Our first case is a Court of Appeal decision with respect to an insurer’s duty to defend. The Court of Appeal upheld the decision of the Application Judge stating that damage caused to structures as a result of the insured’s negligence constitutes a property damage which is caused by an occurrence, thereby triggering a duty to defend.
The second case this month deals with a Motion for Summary Judgment. Here, the Court held that the available evidence was insufficient to determine the outcome if the action proceeded to trial, therefore Summary Judgment was not appropriate.
Beaverdam Pools Ltd. v. Wawanesa Mutual Insurance Co.., 2010 NBCA 1
In August 2005, Beaverdam installed an above-ground pool for Brewer. Brewer then had a deck constructed around the pool by another contractor. A few months later there was “separation between some parts of the pool structure”. Beaverdam attempted to repair the pool unsuccessfully. Brewer commenced an action against Beaverdam. Beaverdam, who was insured by Wawanesa under a Commercial General Liability policy, notified the insurer of the suit and the insurer denied its obligation to defend the action. Beaverdam retained counsel and the matter was settled.
Beaverdam applied to the Court for a declaration that Wawanesa had a duty to defend it in the Brewer action and for reimbursement of the cost of the defence. The Application Judge allowed the application stating that the “Pleadings Rules” dictates that the allegations in the Statement of Claim, not the facts proven, determine if a duty to defend arises. The Court opined that if a claim alleges a state of facts which, if proven, would fall within the coverage of the policy, the insurer is obliged to defend the suit.

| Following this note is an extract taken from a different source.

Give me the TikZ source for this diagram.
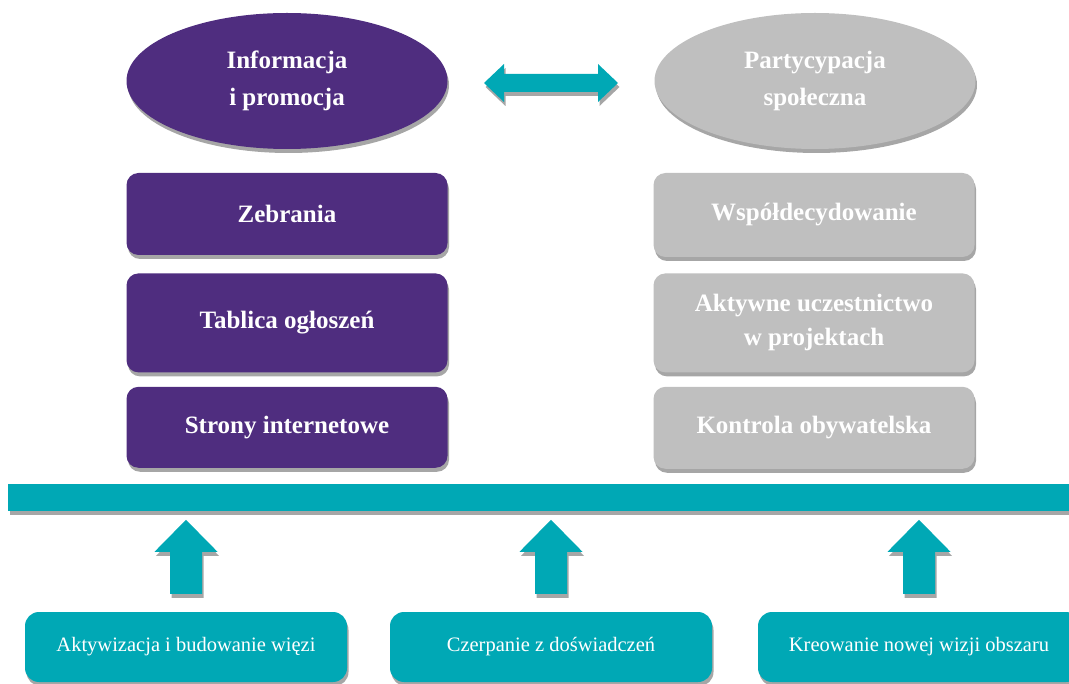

Wawanesa appealed on the grounds that the Application Judge failed to follow the prescribed approach and erred in law “in finding that the statement of claim...contained an allegation, which, if true, could result in coverage being afforded under the policy of insurance at issue.” Wawanesa also argued that the Statement of Claim contained no allegation of “property damage” occurring to the deck of Brewer and that even if the costs of raising the deck constituted property damage, such damage was not caused by an “occurrence”.
The Court of Appeal upheld the decision of the Application Judge and held that the exclusionary clauses contained in the CGL excluded coverage or indemnity to the insured for the cost of repairing or replacing “the work” or “work product” of the insured. It does, however, indemnify the insured for liability to repair or replace damage to other structures caused by the insured’s negligence in performing its work. In the case at bar, the cost of elevating the deck so as to make it useable for the purposes for which it was intended is a claim for “property damage” as contemplated by the policy and that such property damage is caused by an “occurrence” if it is caused by the negligence of Beaverdam. As a result, the claim was sufficient enough to trigger Wawanesa’s duty to defend Beaverdam.
Kilcollins Estate v. Wawanesa Mutual Insurance Co. 2009 NBQB 576
This was a Motion by the plaintiffs for Summary Judgment on the issue of the defendant insurer’s liability. The plaintiff had rented his house out to Alphonse Roussel on January 2, 2009. It was destroyed by fire on January 4, 2009. The plaintiff filed a claim for indemnification against the insurer, but the defendant insurer denied the claim on the grounds that the house was vacant at the time of the loss.
The plaintiff argued that Mr. Roussel was an occupant of the house at the time of loss as he had paid January’s rent, had been given a receipt which noted that the house came “furnished, heated and lighted” and was also given the keys to the house. The defendant insurer disagreed, stating that Mr. Roussel had not yet moved into the house at the moment of loss and therefore the house was vacant and as such the insurer was excluded from liability under the policy. The primary question before the court was the proper definition of the term “vacant” as the French and English versions of the policy contained vastly different definitions.
After reviewing the evidence, the relevant portions of Rule 22 and citing the Court of Appeal Decision in Cannon v. Lange (1998), 203 N.B.R. (2d) 121, regarding the governing criteria in granting Summary Judgment, the objectives of Rule 22 and the discretionary power of the Court under the Rule, Justice Leger held that the available evidence was insufficient to conclude that there was no doubt as to what the judgement of the court would be at trial, therefore, Summary Judgment was not granted.